Bilinmeli ki, her insan “Âlem–i asgarında cihad–ı ekber ile mükelleftir.”
Yani, herkes kendi küçük dünyasında büyük mücadele vermekle yükümlüdür.
İnsan, bu müthiş mücadelenin birinci etabında “birinci nefs–i emmâre”, ikinci etabında ise “ikinci nefs–i emmâre” ile karşı karşıya geliyor.
Bunlardan en gaddarı, en dehşetli olanı, şüphesiz ikincisidir.

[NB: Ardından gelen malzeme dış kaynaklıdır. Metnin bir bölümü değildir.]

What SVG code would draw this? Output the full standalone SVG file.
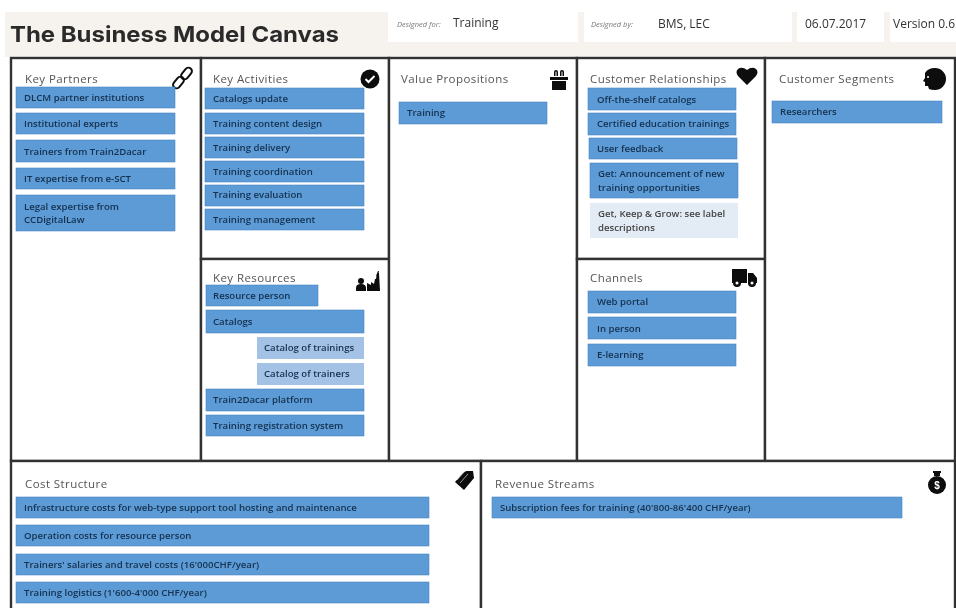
<svg xmlns="http://www.w3.org/2000/svg" width="956" height="608" viewBox="0 0 956 608">
<defs><filter id="soft" x="0" y="0" width="100%" height="100%"><feGaussianBlur stdDeviation="0.4"/></filter></defs>
<style>
.cell{fill:#fff;stroke:#333;stroke-width:2.4}
.h{font:11.5px "Open Sans","Liberation Sans",sans-serif;fill:#555;letter-spacing:.42px}
.b{fill:#5b9bd5;stroke:#4a88c4;stroke-width:.6}
.l{fill:#a4c2e6}
.p{fill:#e3ebf4}
.t{font:600 9.6px "Open Sans","Liberation Sans",sans-serif;fill:#16304f}
.d{fill:#444}
.m{font:12px "Open Sans","Liberation Sans",sans-serif;fill:#333}
.s{font:italic 7.500px "Open Sans","Liberation Sans",sans-serif;fill:#777}
.w{fill:#fff}
.i{fill:#0a0a0a}
</style>
<rect width="956" height="608" fill="#fff"/>
<g filter="url(#soft)">
<g id="header">
<rect x="5" y="12" width="951" height="45" fill="#f6f2ed"/>
<text x="10" y="42" font-family="Inter,'Liberation Sans',sans-serif" font-weight="700" font-size="22" fill="#2b2b2b" textLength="329" lengthAdjust="spacingAndGlyphs">The Business Model Canvas</text>
<rect class="w" x="388" y="10" width="190" height="32"/>
<rect class="w" x="584" y="10" width="208" height="32"/>
<rect class="w" x="797" y="10" width="87" height="32"/>
<rect class="w" x="890" y="10" width="66" height="32"/>
<text class="s" x="397" y="27">Designed for:</text><text class="m" x="453" y="27">Training</text>
<text class="s" x="591" y="27">Designed by:</text><text class="m" x="658" y="28" font-size="11">BMS, LEC</text>
<text class="m" x="805" y="28">06.07.2017</text>
<text class="m" x="893" y="28">Version 0.6</text>
</g>
<g id="key-partners">
<rect class="cell" x="11" y="58" width="190" height="403"/>
<text class="h" x="25" y="83">Key Partners</text>
<g fill="none" stroke="#111" stroke-width="2"><rect x="175" y="76" width="7" height="13" rx="3.500" transform="rotate(40 178.500 82.500)"/><rect x="183" y="67" width="7" height="13" rx="3.500" transform="rotate(40 186.500 73.500)"/></g>
<rect class="b" x="16" y="87" width="159" height="21"/><text class="t" x="24" y="101">DLCM partner institutions</text>
<rect class="b" x="16" y="113" width="159" height="21"/><text class="t" x="24" y="127">Institutional experts</text>
<rect class="b" x="16" y="140" width="159" height="22"/><text class="t" x="24" y="155">Trainers from Train2Dacar</text>
<rect class="b" x="16" y="168" width="159" height="21"/><text class="t" x="24" y="182">IT expertise from e-SCT</text>
<rect class="b" x="16" y="195" width="159" height="36"/><text class="t" x="24" y="210">Legal expertise from</text><text class="t" x="24" y="223">CCDigitalLaw</text>
</g>
<g id="key-activities">
<rect class="cell" x="201" y="58" width="188" height="201"/>
<text class="h" x="213" y="83">Key Activities</text>
<circle class="i" cx="370" cy="79" r="9.500"/><path d="M365.500 79l3 3 6-6" fill="none" stroke="#fff" stroke-width="2"/>
<rect class="b" x="205" y="88" width="159" height="21"/><text class="t" x="213" y="102">Catalogs update</text>
<rect class="b" x="205" y="113" width="159" height="21"/><text class="t" x="213" y="127">Training content design</text>
<rect class="b" x="205" y="137" width="159" height="21"/><text class="t" x="213" y="151">Training delivery</text>
<rect class="b" x="205" y="161" width="159" height="21"/><text class="t" x="213" y="175">Training coordination</text>
<rect class="b" x="205" y="185" width="159" height="21"/><text class="t" x="213" y="198">Training evaluation</text>
<rect class="b" x="205" y="209" width="159" height="21"/><text class="t" x="213" y="223">Training management</text>
</g>
<g id="key-resources">
<rect class="cell" x="201" y="259" width="188" height="202"/>
<text class="h" x="213" y="282">Key Resources</text>
<path class="i" d="M356 291v-3q0-4 5-4t5 4v3zM358 281a3 3 0 1 1 6 0a3 3 0 1 1-6 0zM367 291v-8l4 2v-3l3 2 1-5h1l1-6h2l1 18zM376 276l2-5h1l-1 5z"/>
<rect class="b" x="206" y="285" width="112" height="21"/><text class="t" x="213" y="299">Resource person</text>
<rect class="b" x="206" y="310" width="158" height="23"/><text class="t" x="213" y="325">Catalogs</text>
<rect class="l" x="257" y="337" width="107" height="22"/><text class="t" x="264" y="351">Catalog of trainings</text>
<rect class="l" x="257" y="363" width="107" height="22"/><text class="t" x="264" y="377">Catalog of trainers</text>
<rect class="b" x="206" y="389" width="158" height="22"/><text class="t" x="213" y="403">Train2Dacar platform</text>
<rect class="b" x="206" y="415" width="158" height="21"/><text class="t" x="213" y="429">Training registration system</text>
</g>
<g id="value-propositions">
<rect class="cell" x="389" y="58" width="188" height="403"/>
<text class="h" x="401" y="83">Value Propositions</text>
<path class="i" d="M550 77h18v3h-18zM552 81h14v9h-14zM554 76v-4a2 2 0 0 1 4 0v4h2v-4a2 2 0 0 1 4 0v4h-1.500v-4a.5.500 0 0 0-1 0v4h-5v-4a.5.500 0 0 0-1 0v4z"/>
<rect class="b" x="399" y="102" width="148" height="22"/><text class="t" x="407" y="116">Training</text>
</g>
<g id="customer-relationships">
<rect class="cell" x="577" y="58" width="188" height="201"/>
<text class="h" x="590" y="83">Customer Relationships</text>
<path class="i" d="M747 85l-9-9q-3-4 0-7 4-3 9 1 5-4 9-1 3 3 0 7z"/>
<rect class="b" x="588" y="88" width="148" height="22"/><text class="t" x="597" y="103">Off-the-shelf catalogs</text>
<rect class="b" x="588" y="113" width="148" height="22"/><text class="t" x="597" y="127">Certified education trainings</text>
<rect class="b" x="589" y="138" width="148" height="21"/><text class="t" x="597" y="152">User feedback</text>
<rect class="b" x="590" y="163" width="148" height="35"/><text class="t" x="598" y="177">Get: Announcement of new</text><text class="t" x="598" y="191">training opportunities</text>
<rect class="p" x="590" y="203" width="148" height="35"/><text class="t d" x="598" y="217">Get, Keep &amp; Grow: see label</text><text class="t d" x="598" y="231">descriptions</text>
</g>
<g id="channels">
<rect class="cell" x="577" y="259" width="188" height="202"/>
<text class="h" x="590" y="282">Channels</text>
<path class="i" d="M732 269h15v14h-15zM748 273h5l4 5v5h-9z"/><circle class="i" cx="737" cy="283" r="4"/><circle class="i" cx="752" cy="283" r="4"/><circle class="w" cx="737" cy="283" r="1.500"/><circle class="w" cx="752" cy="283" r="1.500"/>
<rect class="b" x="588" y="291" width="148" height="22"/><text class="t" x="597" y="305">Web portal</text>
<rect class="b" x="588" y="317" width="148" height="22"/><text class="t" x="597" y="332">In person</text>
<rect class="b" x="588" y="344" width="148" height="22"/><text class="t" x="597" y="358">E-learning</text>
</g>
<g id="customer-segments">
<rect class="cell" x="765" y="58" width="190" height="403"/>
<text class="h" x="779" y="83">Customer Segments</text>
<path class="i" d="M925 73q3-5 10-5a11 11 0 0 1 0 22q-4 0-6-1l-1-3h-3v-4l-2-1 2-3z"/><circle class="w" cx="928" cy="77" r="1"/>
<rect class="b" x="772" y="101" width="170" height="22"/><text class="t" x="780" y="115">Researchers</text>
</g>
<g id="cost-structure">
<rect class="cell" x="11" y="461" width="470" height="152"/>
<text class="h" x="25" y="488">Cost Structure</text>
<path class="i" d="M455 482l8-9q2-2 4-2h6l1 7-10 12z"/><path d="M457 480l8-9M460 483l8-9" fill="none" stroke="#fff" stroke-width=".6"/>
<rect class="b" x="16" y="497" width="413" height="21"/><text class="t" x="24" y="511">Infrastructure costs for web-type support tool hosting and maintenance</text>
<rect class="b" x="16" y="525" width="413" height="21"/><text class="t" x="24" y="539">Operation costs for resource person</text>
<rect class="b" x="16" y="554" width="413" height="21"/><text class="t" x="24" y="568">Trainers' salaries and travel costs (16'000CHF/year)</text>
<rect class="b" x="16" y="582" width="413" height="21"/><text class="t" x="24" y="596">Training logistics (1'600-4'000 CHF/year)</text>
</g>
<g id="revenue-streams">
<rect class="cell" x="481" y="461" width="474" height="152"/>
<text class="h" x="495" y="488">Revenue Streams</text>
<circle class="i" cx="937" cy="485" r="9"/><path class="i" d="M933 471h8v2h-1v3h-6v-3h-1z"/><text x="937" y="489" text-anchor="middle" font-family="Liberation Sans,sans-serif" font-weight="700" font-size="10" fill="#fff">$</text>
<rect class="b" x="492" y="497" width="410" height="21"/><text class="t" x="500" y="511">Subscription fees for training (40'800-86'400 CHF/year)</text>
</g>
</g>
</svg>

Zira, direnişini ve etkisini son ana kadar devam ettirme imkânına sahiptir.
Bu da, şu teklif, terakki ve imtihan ve dünyasında, bir hikmete binâen, insanın mahiyetine derc edilmiştir.

“Tam bir fedâilik”

Peki, bu durumda ne yapmalı, nasıl bir hazırlık içinde olunmalı ve ne tür bir savunma refleksi içinde bulunulmalı?
İşte, meselenin can alıcı noktası da bu olsa gerek.
Bir önceki yazının sonunda yer alan şu iktibas, aslında arayış içinde olan bizler için muazzam bir projektör vazifesini görüyor: “Bu ikinci nefs–i emmârede şuursuz kör hissiyat bulunduğu için, akıl ve kalbin sözlerini anlamıyor ve dinlemiyor ki onlarla ıslâh olsun ve kusurunu anlasın. Yalnız tokatlar ve elemlerle nefret edip, veya tam bir fedailiğe her hissini maksadına fedâ etsin. Ve Risâle–i Nur’un erkânları gibi, herşeyini, enaniyetini bıraksın.” (Kastamonu Lâhikası, s. 180)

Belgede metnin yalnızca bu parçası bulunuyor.